L’ANJ interprète cet alinéa comme une interdiction générale de toute mise en scène d’un mineur dans une communication pour un d’argent et de hasard « qu’il soit ou non en situation d’achat ». 

Pourtant l’article semble distinguer la mise en scène d’un mineur d’une part, de la représentation d’un mineur en situation d’achat. 

Si une différence pouvait être établie entre les deux notions, l’interprétation de l’ANJ pourrait ainsi être écartée. 

L’ANJ ajoute que l’interdiction vise également les personnes majeures dont l’apparence juvénile pourrait laisser à penser qu’elles sont mineures. 

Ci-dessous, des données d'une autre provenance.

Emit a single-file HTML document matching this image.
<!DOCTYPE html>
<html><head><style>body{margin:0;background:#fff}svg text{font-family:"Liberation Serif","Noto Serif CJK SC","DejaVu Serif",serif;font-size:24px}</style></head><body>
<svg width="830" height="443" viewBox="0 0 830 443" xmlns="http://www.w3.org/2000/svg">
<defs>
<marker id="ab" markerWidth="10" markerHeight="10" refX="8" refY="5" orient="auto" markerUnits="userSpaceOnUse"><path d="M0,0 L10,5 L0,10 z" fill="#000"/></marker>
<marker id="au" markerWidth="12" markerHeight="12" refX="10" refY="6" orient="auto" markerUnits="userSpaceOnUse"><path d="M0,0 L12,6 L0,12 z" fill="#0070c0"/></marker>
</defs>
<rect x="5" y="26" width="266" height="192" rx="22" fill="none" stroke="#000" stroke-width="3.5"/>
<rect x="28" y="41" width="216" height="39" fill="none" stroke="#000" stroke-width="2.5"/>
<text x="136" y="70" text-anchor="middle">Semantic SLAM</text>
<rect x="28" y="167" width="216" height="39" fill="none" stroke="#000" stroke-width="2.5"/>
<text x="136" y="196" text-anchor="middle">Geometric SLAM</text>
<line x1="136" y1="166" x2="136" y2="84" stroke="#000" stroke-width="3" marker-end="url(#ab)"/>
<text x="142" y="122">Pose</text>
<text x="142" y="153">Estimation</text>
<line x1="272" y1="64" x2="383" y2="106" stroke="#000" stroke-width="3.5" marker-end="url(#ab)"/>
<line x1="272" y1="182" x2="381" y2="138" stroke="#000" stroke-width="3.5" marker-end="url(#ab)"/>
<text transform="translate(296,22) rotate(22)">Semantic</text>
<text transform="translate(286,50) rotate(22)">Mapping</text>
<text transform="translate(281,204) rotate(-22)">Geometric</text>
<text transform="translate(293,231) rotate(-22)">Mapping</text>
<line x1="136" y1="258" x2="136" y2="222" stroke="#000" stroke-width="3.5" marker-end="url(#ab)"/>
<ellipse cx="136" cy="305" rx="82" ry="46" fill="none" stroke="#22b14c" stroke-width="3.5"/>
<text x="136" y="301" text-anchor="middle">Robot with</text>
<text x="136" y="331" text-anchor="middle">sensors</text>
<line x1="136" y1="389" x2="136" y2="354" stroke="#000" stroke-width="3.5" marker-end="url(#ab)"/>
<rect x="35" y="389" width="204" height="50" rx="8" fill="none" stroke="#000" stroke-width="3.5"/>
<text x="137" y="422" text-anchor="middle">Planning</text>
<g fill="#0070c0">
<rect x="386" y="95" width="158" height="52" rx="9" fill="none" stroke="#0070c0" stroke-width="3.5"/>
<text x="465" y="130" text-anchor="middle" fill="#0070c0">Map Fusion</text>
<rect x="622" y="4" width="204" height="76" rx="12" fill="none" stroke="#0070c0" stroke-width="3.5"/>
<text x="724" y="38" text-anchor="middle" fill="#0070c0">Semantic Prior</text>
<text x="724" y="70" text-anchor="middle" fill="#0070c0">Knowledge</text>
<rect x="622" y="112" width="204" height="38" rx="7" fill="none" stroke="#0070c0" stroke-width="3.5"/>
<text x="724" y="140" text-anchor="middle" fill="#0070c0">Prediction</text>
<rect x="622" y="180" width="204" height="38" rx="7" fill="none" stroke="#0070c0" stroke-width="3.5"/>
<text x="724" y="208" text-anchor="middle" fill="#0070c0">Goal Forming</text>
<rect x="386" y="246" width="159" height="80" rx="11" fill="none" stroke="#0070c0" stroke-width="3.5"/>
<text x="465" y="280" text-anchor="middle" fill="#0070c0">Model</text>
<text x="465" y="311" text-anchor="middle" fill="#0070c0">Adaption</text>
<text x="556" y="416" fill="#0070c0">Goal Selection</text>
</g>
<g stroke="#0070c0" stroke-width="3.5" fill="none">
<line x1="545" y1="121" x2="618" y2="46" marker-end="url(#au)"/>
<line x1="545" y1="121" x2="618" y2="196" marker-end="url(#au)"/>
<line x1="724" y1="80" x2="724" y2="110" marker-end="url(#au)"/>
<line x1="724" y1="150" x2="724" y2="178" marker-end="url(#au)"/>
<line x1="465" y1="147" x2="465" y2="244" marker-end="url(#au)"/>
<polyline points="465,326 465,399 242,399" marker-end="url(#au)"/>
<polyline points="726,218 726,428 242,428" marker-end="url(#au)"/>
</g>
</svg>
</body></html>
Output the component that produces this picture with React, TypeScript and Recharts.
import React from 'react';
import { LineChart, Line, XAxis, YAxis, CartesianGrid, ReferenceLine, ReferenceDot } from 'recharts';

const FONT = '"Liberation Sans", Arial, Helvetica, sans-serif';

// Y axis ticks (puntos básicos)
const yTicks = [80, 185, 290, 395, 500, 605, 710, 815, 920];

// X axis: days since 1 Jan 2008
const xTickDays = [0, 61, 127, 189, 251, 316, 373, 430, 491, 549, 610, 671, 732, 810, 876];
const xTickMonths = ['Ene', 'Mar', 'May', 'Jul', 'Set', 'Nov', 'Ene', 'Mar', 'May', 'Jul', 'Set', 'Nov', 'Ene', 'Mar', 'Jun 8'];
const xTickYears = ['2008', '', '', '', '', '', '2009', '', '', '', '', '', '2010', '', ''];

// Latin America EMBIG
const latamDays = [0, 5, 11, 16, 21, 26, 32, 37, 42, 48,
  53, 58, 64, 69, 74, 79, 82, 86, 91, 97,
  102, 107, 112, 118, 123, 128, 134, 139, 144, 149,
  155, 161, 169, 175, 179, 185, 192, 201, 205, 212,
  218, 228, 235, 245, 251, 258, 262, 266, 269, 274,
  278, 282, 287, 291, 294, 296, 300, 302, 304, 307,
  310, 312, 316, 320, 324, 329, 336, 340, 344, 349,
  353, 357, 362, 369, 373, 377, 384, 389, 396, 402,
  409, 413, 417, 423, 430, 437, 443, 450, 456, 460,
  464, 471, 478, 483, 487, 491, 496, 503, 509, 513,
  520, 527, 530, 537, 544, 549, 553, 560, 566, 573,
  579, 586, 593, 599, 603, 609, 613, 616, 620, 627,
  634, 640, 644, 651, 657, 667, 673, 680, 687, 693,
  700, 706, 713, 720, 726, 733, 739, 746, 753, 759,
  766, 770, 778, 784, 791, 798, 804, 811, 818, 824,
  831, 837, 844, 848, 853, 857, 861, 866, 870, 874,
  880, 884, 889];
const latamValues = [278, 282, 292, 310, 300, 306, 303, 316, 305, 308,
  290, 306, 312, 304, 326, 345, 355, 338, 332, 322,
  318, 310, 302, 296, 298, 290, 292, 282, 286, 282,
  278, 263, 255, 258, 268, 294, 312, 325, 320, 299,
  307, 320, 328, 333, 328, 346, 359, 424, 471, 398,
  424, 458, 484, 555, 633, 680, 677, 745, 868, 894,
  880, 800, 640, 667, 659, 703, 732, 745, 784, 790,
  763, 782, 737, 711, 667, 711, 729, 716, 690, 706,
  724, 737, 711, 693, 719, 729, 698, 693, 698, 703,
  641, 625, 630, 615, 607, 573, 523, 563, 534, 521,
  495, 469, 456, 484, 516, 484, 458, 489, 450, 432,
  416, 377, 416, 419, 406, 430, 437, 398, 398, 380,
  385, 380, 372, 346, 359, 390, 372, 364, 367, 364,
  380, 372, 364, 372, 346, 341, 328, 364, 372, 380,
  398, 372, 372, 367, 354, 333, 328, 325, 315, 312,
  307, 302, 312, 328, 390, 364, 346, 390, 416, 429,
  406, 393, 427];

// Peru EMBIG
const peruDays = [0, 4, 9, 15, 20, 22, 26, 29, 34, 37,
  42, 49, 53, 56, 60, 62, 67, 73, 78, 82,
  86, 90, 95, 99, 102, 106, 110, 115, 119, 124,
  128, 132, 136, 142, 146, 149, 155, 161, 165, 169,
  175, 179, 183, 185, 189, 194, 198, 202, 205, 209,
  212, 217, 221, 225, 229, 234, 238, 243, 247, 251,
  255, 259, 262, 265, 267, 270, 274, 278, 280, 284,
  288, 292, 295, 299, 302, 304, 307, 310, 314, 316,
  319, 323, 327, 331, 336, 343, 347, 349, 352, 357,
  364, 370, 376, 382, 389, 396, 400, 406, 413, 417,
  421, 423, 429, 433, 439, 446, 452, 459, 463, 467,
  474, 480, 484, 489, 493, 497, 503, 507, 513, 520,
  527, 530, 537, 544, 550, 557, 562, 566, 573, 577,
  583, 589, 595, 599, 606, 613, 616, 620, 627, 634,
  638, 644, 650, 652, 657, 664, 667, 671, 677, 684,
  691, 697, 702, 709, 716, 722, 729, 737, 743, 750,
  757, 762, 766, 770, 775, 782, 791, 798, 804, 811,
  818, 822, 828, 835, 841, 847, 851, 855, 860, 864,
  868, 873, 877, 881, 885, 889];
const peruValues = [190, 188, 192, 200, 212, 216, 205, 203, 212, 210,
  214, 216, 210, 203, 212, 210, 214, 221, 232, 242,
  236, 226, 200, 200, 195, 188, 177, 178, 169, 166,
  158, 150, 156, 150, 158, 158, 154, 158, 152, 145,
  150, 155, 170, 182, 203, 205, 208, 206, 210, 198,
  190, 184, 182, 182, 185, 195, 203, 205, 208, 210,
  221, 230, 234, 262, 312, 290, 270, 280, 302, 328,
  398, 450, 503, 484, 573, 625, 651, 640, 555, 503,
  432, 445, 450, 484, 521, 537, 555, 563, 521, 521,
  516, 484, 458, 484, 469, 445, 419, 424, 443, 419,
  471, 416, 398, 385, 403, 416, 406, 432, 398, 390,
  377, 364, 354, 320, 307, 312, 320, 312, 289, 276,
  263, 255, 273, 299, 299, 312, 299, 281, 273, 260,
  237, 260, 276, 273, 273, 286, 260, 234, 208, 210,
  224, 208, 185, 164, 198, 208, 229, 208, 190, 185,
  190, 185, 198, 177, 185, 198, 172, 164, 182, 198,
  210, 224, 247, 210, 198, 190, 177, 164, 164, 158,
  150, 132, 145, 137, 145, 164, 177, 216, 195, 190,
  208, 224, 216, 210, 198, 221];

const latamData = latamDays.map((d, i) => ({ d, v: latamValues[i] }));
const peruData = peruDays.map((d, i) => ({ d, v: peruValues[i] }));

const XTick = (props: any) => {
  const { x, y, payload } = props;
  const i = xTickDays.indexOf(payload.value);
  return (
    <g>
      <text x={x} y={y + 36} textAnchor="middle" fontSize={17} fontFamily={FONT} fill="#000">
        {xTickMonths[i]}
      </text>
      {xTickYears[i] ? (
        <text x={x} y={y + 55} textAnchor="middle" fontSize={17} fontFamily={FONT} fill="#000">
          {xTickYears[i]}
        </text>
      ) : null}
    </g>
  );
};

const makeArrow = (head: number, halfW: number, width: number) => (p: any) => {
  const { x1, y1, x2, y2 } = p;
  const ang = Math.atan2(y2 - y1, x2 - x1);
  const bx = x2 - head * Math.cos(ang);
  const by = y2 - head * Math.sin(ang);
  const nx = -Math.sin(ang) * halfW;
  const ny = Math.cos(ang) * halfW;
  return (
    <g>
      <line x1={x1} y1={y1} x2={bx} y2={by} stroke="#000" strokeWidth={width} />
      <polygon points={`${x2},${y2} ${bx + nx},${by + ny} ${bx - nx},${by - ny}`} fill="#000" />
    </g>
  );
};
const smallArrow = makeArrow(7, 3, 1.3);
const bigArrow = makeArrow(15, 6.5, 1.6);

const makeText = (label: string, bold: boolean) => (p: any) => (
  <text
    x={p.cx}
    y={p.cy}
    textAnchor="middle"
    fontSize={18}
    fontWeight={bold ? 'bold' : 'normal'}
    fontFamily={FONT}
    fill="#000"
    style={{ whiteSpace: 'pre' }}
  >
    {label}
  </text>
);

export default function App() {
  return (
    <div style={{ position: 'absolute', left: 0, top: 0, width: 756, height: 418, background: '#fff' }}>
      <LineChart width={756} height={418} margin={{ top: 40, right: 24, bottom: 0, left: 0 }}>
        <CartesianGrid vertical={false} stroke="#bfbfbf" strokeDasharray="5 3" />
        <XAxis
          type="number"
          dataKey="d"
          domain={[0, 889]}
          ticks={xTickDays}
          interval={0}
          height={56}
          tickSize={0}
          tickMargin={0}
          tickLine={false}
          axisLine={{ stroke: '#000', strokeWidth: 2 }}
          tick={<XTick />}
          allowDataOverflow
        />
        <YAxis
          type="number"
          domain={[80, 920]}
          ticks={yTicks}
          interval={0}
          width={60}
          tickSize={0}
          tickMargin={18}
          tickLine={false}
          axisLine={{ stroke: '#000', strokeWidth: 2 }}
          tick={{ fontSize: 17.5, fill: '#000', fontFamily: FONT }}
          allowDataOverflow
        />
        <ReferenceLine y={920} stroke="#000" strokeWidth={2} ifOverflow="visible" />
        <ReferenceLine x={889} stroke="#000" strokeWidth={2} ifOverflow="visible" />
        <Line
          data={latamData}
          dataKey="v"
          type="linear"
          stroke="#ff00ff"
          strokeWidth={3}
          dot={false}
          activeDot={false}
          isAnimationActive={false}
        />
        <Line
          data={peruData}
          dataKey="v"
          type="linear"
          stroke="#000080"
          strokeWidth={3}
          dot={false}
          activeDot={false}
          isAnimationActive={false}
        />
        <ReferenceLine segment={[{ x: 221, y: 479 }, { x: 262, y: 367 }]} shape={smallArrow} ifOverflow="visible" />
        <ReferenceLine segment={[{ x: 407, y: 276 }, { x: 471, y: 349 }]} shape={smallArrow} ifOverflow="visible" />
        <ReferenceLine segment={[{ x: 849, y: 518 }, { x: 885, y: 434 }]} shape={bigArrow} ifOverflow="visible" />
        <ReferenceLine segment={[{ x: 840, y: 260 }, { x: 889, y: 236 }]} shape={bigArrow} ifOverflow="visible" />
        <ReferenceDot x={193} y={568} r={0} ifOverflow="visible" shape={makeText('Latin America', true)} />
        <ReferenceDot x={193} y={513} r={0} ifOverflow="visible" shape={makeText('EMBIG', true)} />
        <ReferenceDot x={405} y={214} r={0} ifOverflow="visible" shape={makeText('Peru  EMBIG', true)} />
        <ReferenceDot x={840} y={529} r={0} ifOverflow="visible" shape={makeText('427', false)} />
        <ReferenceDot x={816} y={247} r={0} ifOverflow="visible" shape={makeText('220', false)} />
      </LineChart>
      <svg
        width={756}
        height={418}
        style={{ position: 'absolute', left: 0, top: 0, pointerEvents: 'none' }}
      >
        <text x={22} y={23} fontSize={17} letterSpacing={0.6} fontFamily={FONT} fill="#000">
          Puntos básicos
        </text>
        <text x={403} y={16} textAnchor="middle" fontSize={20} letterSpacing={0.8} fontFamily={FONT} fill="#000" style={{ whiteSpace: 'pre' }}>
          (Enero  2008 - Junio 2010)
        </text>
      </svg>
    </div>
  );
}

2. Incitation d’un mineur à assimiler le jeu à un loisir

L’ANJ indique en effet simplement que les publicités ne doivent pas associer la pratique des jeux à des loisir généralement réservés aux mineurs ou particulièrement pratiqués par ces derniers. 

Les opérateurs devront par exemple être particulièrement vigilants aux liens qui seraient faits entre paris en ligne et jeux vidéo. 

Elle ajoute que les jeux ne doivent pas être présentés comme un loisir familial ou faire référence à une initiation des mineurs par les membres de leur famille. 

3. Communications commerciales mettant en scène des personnalités ou personnages appartenant à l’univers des mineurs

Ici, l’ANJ confère une portée générale à l’alinéa.

Selon elle, cette disposition ne vise pas seulement les personnages appartenant exclusivement à l’univers des mineurs ou étant seulement populaires auprès de ces derniers :

« seul importe ici l’attrait que la communication commerciale est susceptible de produire sur un mineur ».

Si cette interprétation ne paraît pas contraire à la lettre du texte, elle soulève une interrogation concernant les communications commerciales mettant en scène, par exemple, des personnalités du monde du football particulièrement populaires, tant chez les majeurs que chez les mineurs. 

Cela pourrait donner lieu à un contentieux nourri, de plus en plus d’opérateurs ayant recours à des partenariats avec de clubs on sportifs très populaires auprès des mineurs. 

4. Orientation vers les enfants ou adolescents en raison d’éléments visuels, sonores, verbaux ou écrits

L’apport des lignes directrices sur ce point est limité ; elles se contentent de reprendre le texte de l’article, en ajoutant simplement l’exemple de la « représentation d’une activité ou d’une œuvre culturelle particulièrement populaire auprès des mineurs ». 

Références

  1. CE, Ass. 21 mars 2016, Sté Fairvesta international GMBH, req. n° 368082-84, et, du même jour, Numéricable, req. 390023 : AJDA, 2016, 717, ch. Dutheillet de Lamothe et Odinet.
  2. CE, 4 mai 2018, req. 408288.
  3. Cass. crim., 21 mai 1984 : D. 1985, jurispr. p. 105, note S. Marguery.; Cass. crim., 12 octobre 1999, n°98-87.674.
  4. Ces critères constituent la définition de la publicité hyperbolique.